The vagaries of local production don't faze Fujimoto. Depending on the season, he buys peaches grown in Arizona, the desert, the southern Central Valley, and the foothills, among other places. And although Monterey Market "is not an organic food store," he says, "we offer as much organic produce as possible."
That's gotten a lot easier in the last few years, as the cost difference between organic and commercial has tightened and the quality of organic produce has risen dramatically. Fujimoto sees the trend continuing. "Sooner or later every farmer will be an organic farmer," he says. "Technology will make it possible."
But some crops are easier than others to grow organically, and stone fruit aren't particularly easy.

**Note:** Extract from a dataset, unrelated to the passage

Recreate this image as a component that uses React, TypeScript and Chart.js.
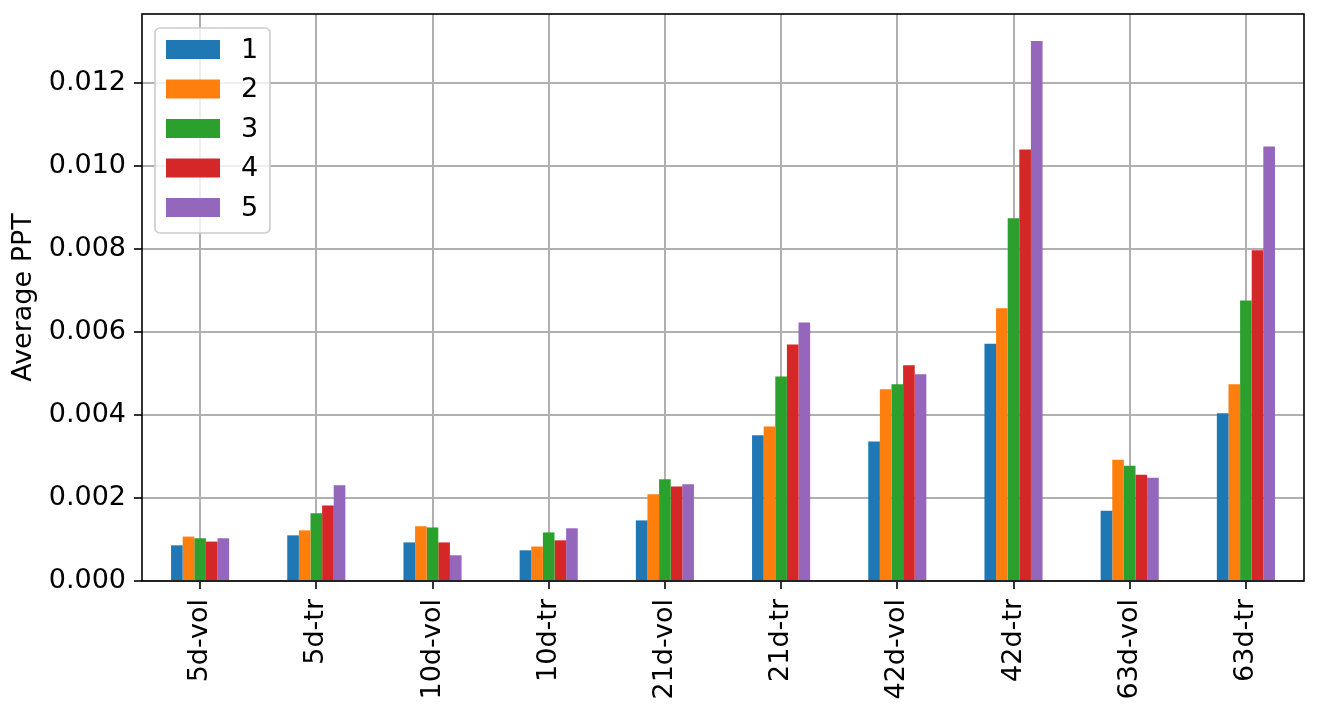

Certain pest and cosmetic problems, while easy to deal with through chemicals, are still costly problems for would-be organic stone-fruit growers. "There's an associated high cost with growing peaches and apricots organically," Fujimoto says.
That cost translates into higher prices at the checkout stand or the farmers market booth. But even if organic stone fruit does cost more than commercially grown varieties, the difference doesn't amount to much. High-quality peaches and nectarines -- including Dish's favorite white-flesh varieties -- cost about $2 a pound these days at Ferry Plaza. (Prices will decline as the season proceeds.) Is Dish right in thinking that white-flesh peaches taste better?
"Mature peaches taste better," Fujimoto says with a laugh.
La Dolce Vita
A company called Portofino is introducing a line of Italian gelati into the U.S. market. Italian ice cream emphasizes egg yolks rather than cream, which sounds horrifying but, if the company's claims are to be believed, results in up to 50 percent less fat. And that decadently creamy, dense texture.
Don't want any fat at all? Try one of the sorbetti.